Earlier this month, the D.C. Circuit Court had blocked Pruitt’s attempt to delay implementation of the limits by 90 days, calling his action “unlawful,” “arbitrary,” and “capricious.” Pruitt then asked the court again for more time—52 days or longer—to carry out the court’s decision.
Yesterday the court said no, pointing out that it would grant Pruitt, “in all practical effect, the very delay” they already rejected. The court ordered that its ruling take full effect in 14 days.
While we were still celebrating, the U.S. House of Representatives affirmed that climate change poses a direct threat to our national security.
A previous bipartisan vote in the House Armed Services Committee had included the following language in the National Defense Authorization Act: “[C]limate change is a direct threat to the national security of the United States and is impacting stability in areas of the world both where the United States Armed Forces are operating today, and where strategic implications for future conflict exist.”

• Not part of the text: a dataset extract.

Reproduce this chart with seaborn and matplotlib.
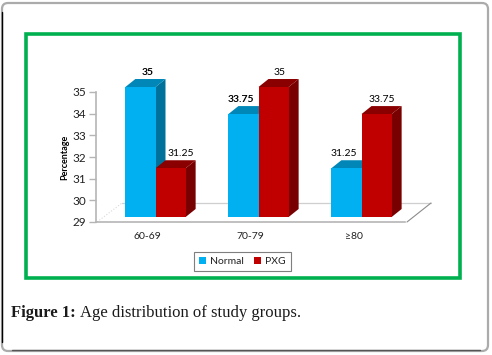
import pandas as pd
import matplotlib
matplotlib.use('Agg')
import matplotlib.pyplot as plt
import seaborn as sns
from matplotlib.patches import FancyBboxPatch, Polygon, Rectangle
from matplotlib.transforms import IdentityTransform

# ── Data ───────────────────────────────────────────────
age_groups = ['60-69', '70-79', '≥80']
normal = [35, 33.75, 31.25]
pxg = [31.25, 35, 33.75]
y_ticks = [29, 30, 31, 32, 33, 34, 35]

W, H = 492, 355
DEPTH_X, DEPTH_Y = 10, 8

df = pd.DataFrame({
    'age': age_groups * 2,
    'pct': normal + pxg,
    'group': ['Normal'] * 3 + ['PXG'] * 3,
})

sns.set_theme(style='white')
plt.rcParams['font.family'] = ['Lato', 'DejaVu Sans']


def px_axes(left, top, right, bottom, **kw):
    # axes placed by pixel box, y counted from the top of the image
    return fig.add_axes([left / W, 1 - bottom / H, (right - left) / W, (bottom - top) / H], **kw)


fig = plt.figure(figsize=(W / 100, H / 100), dpi=100, facecolor='white')

# ── Page frame, green box, floor ───────────────────────
bg = px_axes(0, 0, W, H, zorder=0)
bg.set_xlim(0, W)
bg.set_ylim(H, 0)
bg.axis('off')
bg.add_patch(FancyBboxPatch((7, 8), 476, 338, boxstyle='round,pad=5,rounding_size=6',
                            fc='white', ec='#ababab', lw=1.6, clip_on=False))
bg.plot([2, 2], [12, 342], color='black', lw=1.0)
bg.plot([12, 480], [350, 350], color='#555555', lw=1.0)
bg.add_patch(Rectangle((25.5, 34), 434, 244, fc='white', ec='#00b050', lw=2.6))
bg.plot([122, 431], [203, 203], color='#cfcfcf', lw=0.9)
bg.plot([407, 431], [222, 203], color='#8c8c8c', lw=0.8)
bg.plot([97, 122], [222, 203], color='#d9d9d9', lw=0.8, ls=':')

# ── Back wall: holds the scale and the labels ──────────
wall = px_axes(96, 92, 405, 222, zorder=1)
wall.patch.set_alpha(0)
wall.set_xlim(-0.5, 2.5)
wall.set_ylim(y_ticks[0], y_ticks[-1])
wall.set_xticks(range(len(age_groups)), age_groups)
wall.set_yticks(y_ticks)
wall.tick_params(axis='y', length=5, width=1, color='#b5b5b5', left=True, pad=2, labelsize=8.5, labelcolor='#222222')
wall.tick_params(axis='x', length=0, pad=7, labelsize=7.5, labelcolor='#222222')
wall.set_ylabel('Percentage', fontsize=6.5, fontweight='bold', color='black', labelpad=2)
for side in ['top', 'right']:
    wall.spines[side].set_visible(False)
for side in ['left', 'bottom']:
    wall.spines[side].set_color('#b5b5b5')
    wall.spines[side].set_linewidth(1.2)

# ── Front faces ────────────────────────────────────────
ax = px_axes(104, 87, 413, 217, zorder=2)
ax.patch.set_alpha(0)
sns.barplot(data=df, x='age', y='pct', hue='group', palette=['#00b0f0', '#c00000'],
            width=0.585, gap=0, saturation=1, ax=ax, order=age_groups, zorder=3,
            edgecolor='none', linewidth=0)
ax.set_xlim(-0.5, 2.5)
ax.set_ylim(y_ticks[0], y_ticks[-1])
ax.set_xticks([])
ax.set_yticks([])
ax.set_xlabel('')
ax.set_ylabel('')
sns.despine(ax=ax, left=True, bottom=True)

# ── 3D sides and tops, from the bars' own positions ────
face_colors = [('#0087b8', '#00719a'), ('#8a0000', '#780000')]
label_shift = [[7, -3, -3], [10, 6, 5]]
bold = [[True, True, False], [False, False, False]]

for i, bars in enumerate(ax.containers):
    top_col, side_col = face_colors[i]
    for j, bar in enumerate(bars):
        x0, base = ax.transData.transform((bar.get_x(), y_ticks[0]))
        x1, top = ax.transData.transform((bar.get_x() + bar.get_width(), bar.get_height()))
        ax.add_patch(Polygon([(x1, base), (x1 + DEPTH_X, base + DEPTH_Y), (x1 + DEPTH_X, top + DEPTH_Y), (x1, top)],
                             fc=side_col, ec='none', transform=IdentityTransform(), clip_on=False, zorder=1 + i))
        ax.add_patch(Polygon([(x0, top), (x0 + DEPTH_X, top + DEPTH_Y), (x1 + DEPTH_X, top + DEPTH_Y), (x1, top)],
                             fc=top_col, ec='none', transform=IdentityTransform(), clip_on=False, zorder=1 + i))
        ax.annotate(f'{bar.get_height():g}', (bar.get_x() + bar.get_width() / 2, bar.get_height()),
                    xytext=(label_shift[i][j] * 0.72, 7.5), textcoords='offset points', ha='center', va='bottom',
                    fontsize=7.5, color='black', fontweight='bold' if bold[i][j] else 'normal',
                    annotation_clip=False)

# ── Legend ─────────────────────────────────────────────
sns.move_legend(ax, 'center', bbox_to_anchor=(242.5 / W, 1 - 261.5 / H), bbox_transform=fig.transFigure,
                ncol=2, title=None, frameon=True, fancybox=False, edgecolor='#7f7f7f', framealpha=1,
                fontsize=7.5, handlelength=0.65, handleheight=0.7, handletextpad=0.4, columnspacing=1.0,
                borderpad=0.5, labelcolor='#222222')
ax.get_legend().get_frame().set_linewidth(0.8)

# ── Caption ────────────────────────────────────────────
cap_y = 1 - 317 / H
bold_part = fig.text(11 / W, cap_y, 'Figure 1:', family='Liberation Serif', fontsize=12,
                     fontweight='bold', color='#1a1a1a')
fig.canvas.draw()
end = bold_part.get_window_extent().x1
fig.text((end + 4) / W, cap_y, 'Age distribution of study groups.', family='Liberation Serif',
         fontsize=12, color='#1a1a1a')

fig.savefig('out.png', dpi=100)
print("saved")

The provision also requires a report to Congress on “vulnerabilities to military installations and combatant commander requirements resulting from climate change over the next 20 years.”
Rep. Scott Perry (R-PA) offered an amendment to scrub those provisions, but it failed by a wide margin of 185 to 234—including 46 Republicans joining nearly all House Democrats in voting no.
These victories are why we fight. Despite an all-out assault on climate action waged by the Trump administration, we stand on the side of science, common sense—and most importantly, what is right.
Climate change is happening, whether or not President Trump and Administrator Pruitt are willing to admit it or do anything about it. And the climate victories we won under President Obama are strongly grounded in both law and legal precedent.